### Given request
Nothing in the data should change when you return it, but leave the pictures out.

### Information shown

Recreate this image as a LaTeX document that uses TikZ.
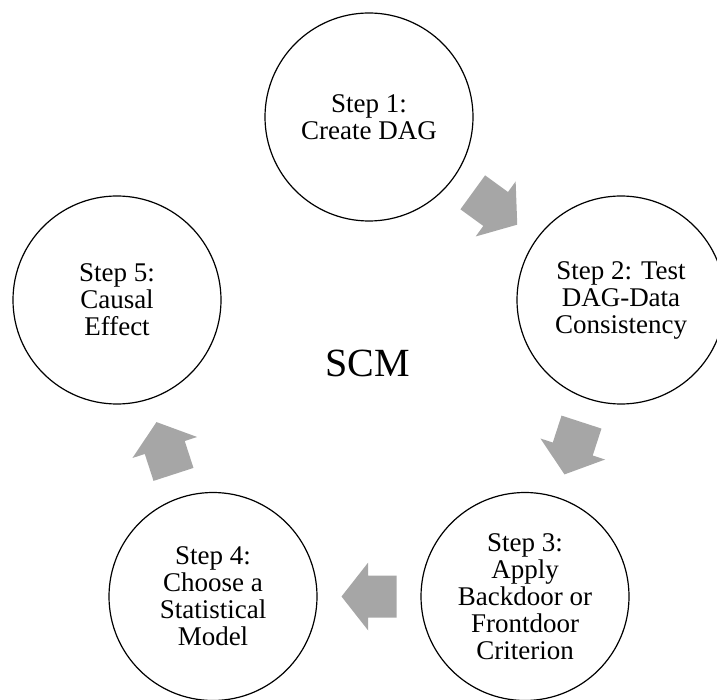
\documentclass[tikz,border=0pt]{standalone}
\usepackage{fontspec}
\setmainfont{Liberation Serif}
\usetikzlibrary{calc}
\definecolor{arrowgray}{RGB}{166,166,166}
\tikzset{
  stepcircle/.style={circle, draw=black, line width=1.2pt, minimum size=208pt,
    inner sep=0pt, align=center, font=\fontsize{27}{27}\selectfont},
  centertitle/.style={font=\fontsize{40}{44}\selectfont, inner sep=0pt},
  blockarrow/.pic={
    \fill[arrowgray] (-27.5,-21) -- (0.8,-21) -- (0.8,-34) -- (27.5,0)
      -- (0.8,34) -- (0.8,21) -- (-27.5,21) -- cycle;
  }
}
\begin{document}
\begin{tikzpicture}[x=1pt, y=-1pt]
\useasboundingbox (0,0) rectangle (717,700);
\clip (0,0) rectangle (717,700);

% five steps on a regular pentagon
\node[stepcircle] (s1) at (369,117)   {Step 1:\\Create DAG};
\node[stepcircle] (s2) at (621,300)   {Step 2: Test\\DAG-Data\\Consistency};
\node[stepcircle] (s3) at (525,596.5) {Step 3:\\Apply\\Backdoor or\\Frontdoor\\Criterion};
\node[stepcircle] (s4) at (213,596.5) {Step 4:\\Choose a\\Statistical\\Model};
\node[stepcircle] (s5) at (117,300)   {Step 5:\\Causal\\Effect};

\node[centertitle] (scm) at (368,363) {SCM};

% block arrows half way between consecutive steps
\pic[rotate=-36]  at ($(s1)!0.5!(s2)$) {blockarrow};
\pic[rotate=-108] at ($(s2)!0.5!(s3)$) {blockarrow};
\pic[rotate=180]  at ($(s3)!0.5!(s4)$) {blockarrow};
\pic[rotate=108]  at ($(s4)!0.5!(s5)$) {blockarrow};
\end{tikzpicture}
\end{document}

### Answer for the task
Recreate this image as a LaTeX document that uses TikZ.
\documentclass[tikz,border=0pt]{standalone}
\usepackage{fontspec}
\setmainfont{Liberation Serif}
\usetikzlibrary{calc}
\definecolor{arrowgray}{RGB}{166,166,166}
\tikzset{
  stepcircle/.style={circle, draw=black, line width=1.2pt, minimum size=208pt,
    inner sep=0pt, align=center, font=\fontsize{27}{27}\selectfont},
  centertitle/.style={font=\fontsize{40}{44}\selectfont, inner sep=0pt},
  blockarrow/.pic={
    \fill[arrowgray] (-27.5,-21) -- (0.8,-21) -- (0.8,-34) -- (27.5,0)
      -- (0.8,34) -- (0.8,21) -- (-27.5,21) -- cycle;
  }
}
\begin{document}
\begin{tikzpicture}[x=1pt, y=-1pt]
\useasboundingbox (0,0) rectangle (717,700);
\clip (0,0) rectangle (717,700);

% five steps on a regular pentagon
\node[stepcircle] (s1) at (369,117)   {Step 1:\\Create DAG};
\node[stepcircle] (s2) at (621,300)   {Step 2: Test\\DAG-Data\\Consistency};
\node[stepcircle] (s3) at (525,596.5) {Step 3:\\Apply\\Backdoor or\\Frontdoor\\Criterion};
\node[stepcircle] (s4) at (213,596.5) {Step 4:\\Choose a\\Statistical\\Model};
\node[stepcircle] (s5) at (117,300)   {Step 5:\\Causal\\Effect};

\node[centertitle] (scm) at (368,363) {SCM};

% block arrows half way between consecutive steps
\pic[rotate=-36]  at ($(s1)!0.5!(s2)$) {blockarrow};
\pic[rotate=-108] at ($(s2)!0.5!(s3)$) {blockarrow};
\pic[rotate=180]  at ($(s3)!0.5!(s4)$) {blockarrow};
\pic[rotate=108]  at ($(s4)!0.5!(s5)$) {blockarrow};
\end{tikzpicture}
\end{document}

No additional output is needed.